MgB₂ superconductors in the form of tablets doped with Zn(NO₃)₂·6H₂O at different ratios (0–1–2–3% and 4%) by mass were produced in this study. The crystallographic, mechanical, electrical and magnetic properties of the obtained samples were investigated. For this purpose, X-ray diffraction analysis (XRD), microhardness analysis, temperature-dependent electrical resistance measurement (R-T), and magnetic moment change measurement depending on the magnetic field (m-H) were performed on the samples. The critical current densities (J_c) of the samples were calculated using the Bean Method and the J_c-H graph was created. Microhardness analysis was performed using the Vickers Method.
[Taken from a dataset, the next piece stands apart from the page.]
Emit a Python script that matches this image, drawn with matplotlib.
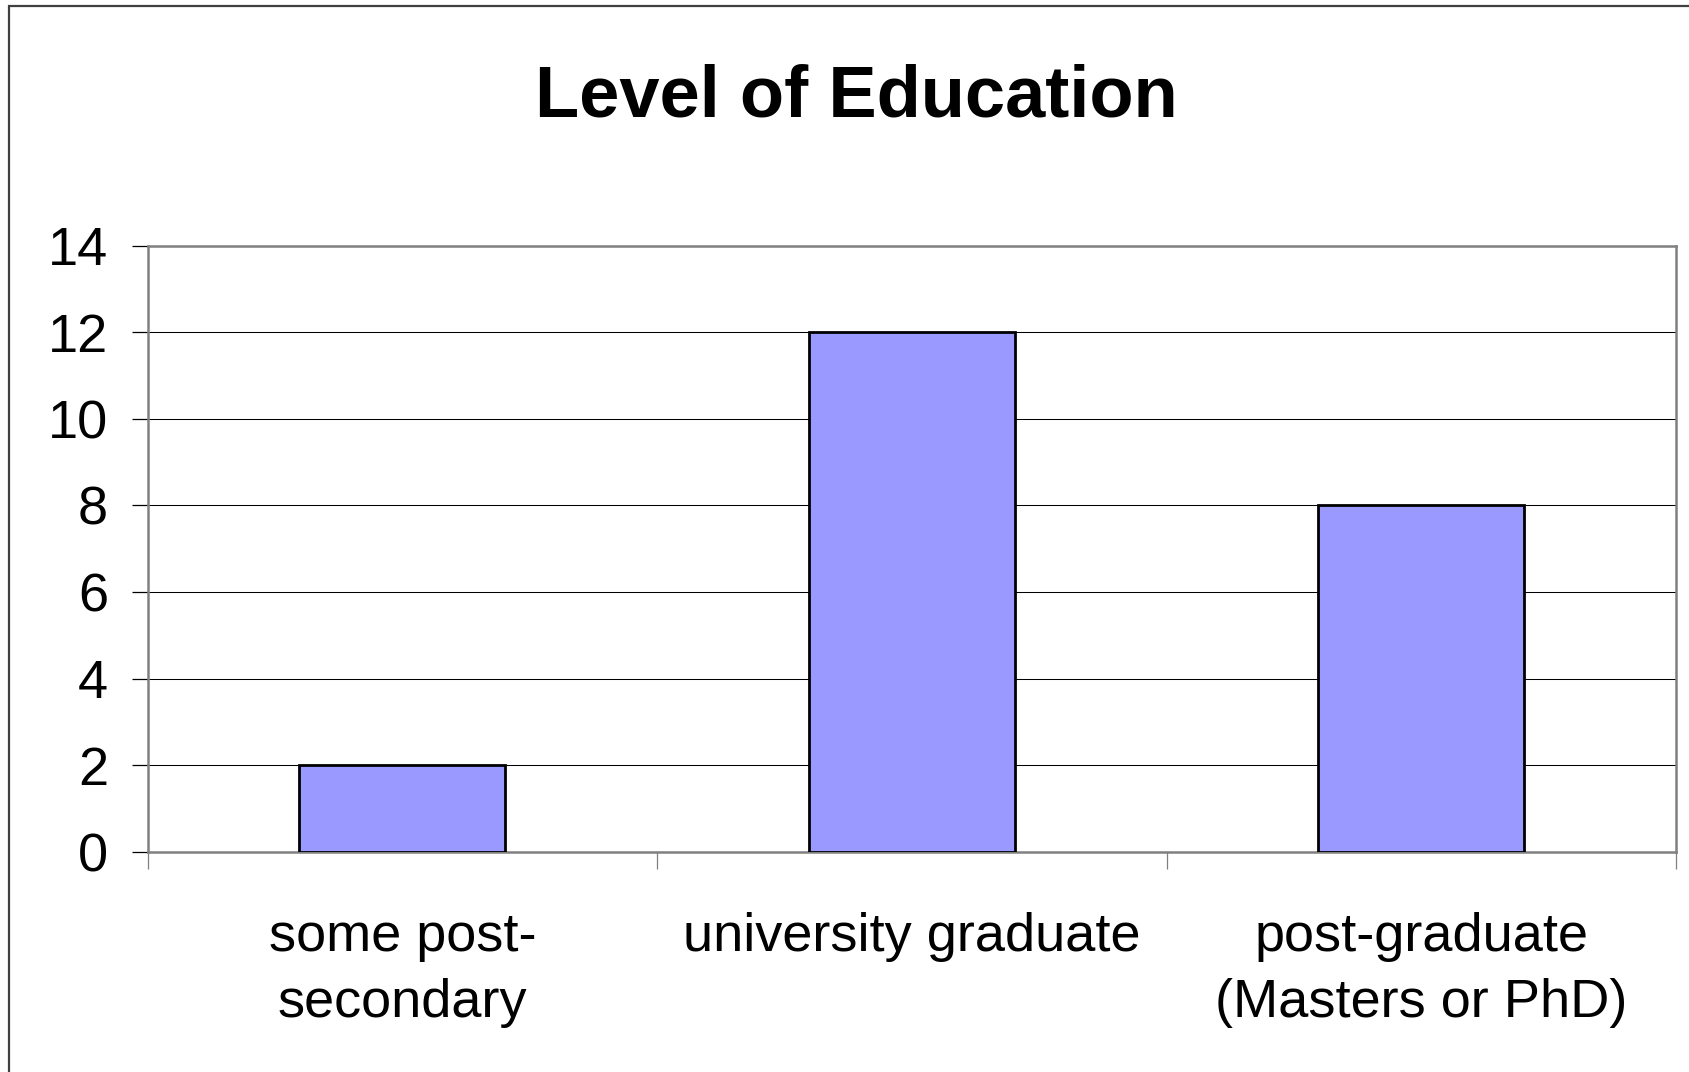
import matplotlib
matplotlib.use("Agg")
import matplotlib.pyplot as plt
from matplotlib.patches import Rectangle

plt.rcParams["font.family"] = ["Liberation Sans", "DejaVu Sans"]

# data
categories = ["some post-\nsecondary", "university graduate", "post-graduate\n(Masters or PhD)"]
counts = [2, 12, 8]
y_ticks = [0, 2, 4, 6, 8, 10, 12, 14]

W, H = 1689, 1072
fig = plt.figure(figsize=(W / 100, H / 100), dpi=100)

# chart-area border (only left and top edges fall inside the picture)
fig.add_artist(Rectangle((9 / W, -0.5), 2.0, 1.5 - 6 / H,
                         transform=fig.transFigure, fill=False,
                         edgecolor="#404040", linewidth=1.6))

ax = fig.add_axes([147.6 / W, 1 - 852 / H, (1676 - 147.6) / W, (852 - 245.6) / H])

x = list(range(len(categories)))
ax.bar(x, counts, width=0.404, color="#9999FF", edgecolor="black",
       linewidth=2.0, zorder=3)

ax.set_xlim(-0.5, len(categories) - 0.5)
ax.set_ylim(0, 14)
ax.set_yticks(y_ticks)
ax.yaxis.grid(True, color="black", linewidth=0.75)
ax.set_axisbelow(True)

for s in ax.spines.values():
    s.set_color("#808080")
    s.set_linewidth(1.8)

ax.tick_params(axis="y", direction="out", length=11.5, width=0.9,
               color="black", pad=17, labelsize=39)
ax.set_xticks(x)
ax.set_xticklabels(categories, fontsize=39, linespacing=1.43)
ax.tick_params(axis="x", which="major", length=0, pad=43)
ax.set_xticks([i - 0.5 for i in range(len(categories) + 1)], minor=True)
ax.tick_params(axis="x", which="minor", direction="out", length=12.5,
               width=0.9, color="#808080")

fig.text(856 / W, 1 - 116.3 / H, "Level of Education", ha="center",
         va="baseline", fontsize=52, fontweight="bold")

fig.savefig("out.png", dpi=100)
Through the Vickers Method, Meyer’s Law, Proportional Sample Resistance (PSR) Model, Elastic/Plastic Deformation (EPD) Model and Indentation-Induced Cracking (IIC) Model were used from microhardness modeling. In the analyses, it was determined that plane peaks belonging to MgB₂ were seen in all samples, the critical transition temperature (T_c) decreased depending on the increase in the doping ratio from 37.55 to 34.27 K, and there were widenings in the m-H curves. An increase in the J_c value at 0.32 T, depending on the doping ratio of Zn(NO₃)₂·6H₂O, was observed from 3.01 × 10¹ to 3.23 × 10³ A/cm². It was also observed that all samples exhibited the reverse indentation size effect (RISE) behavior, and the samples became softer with the doping ratio.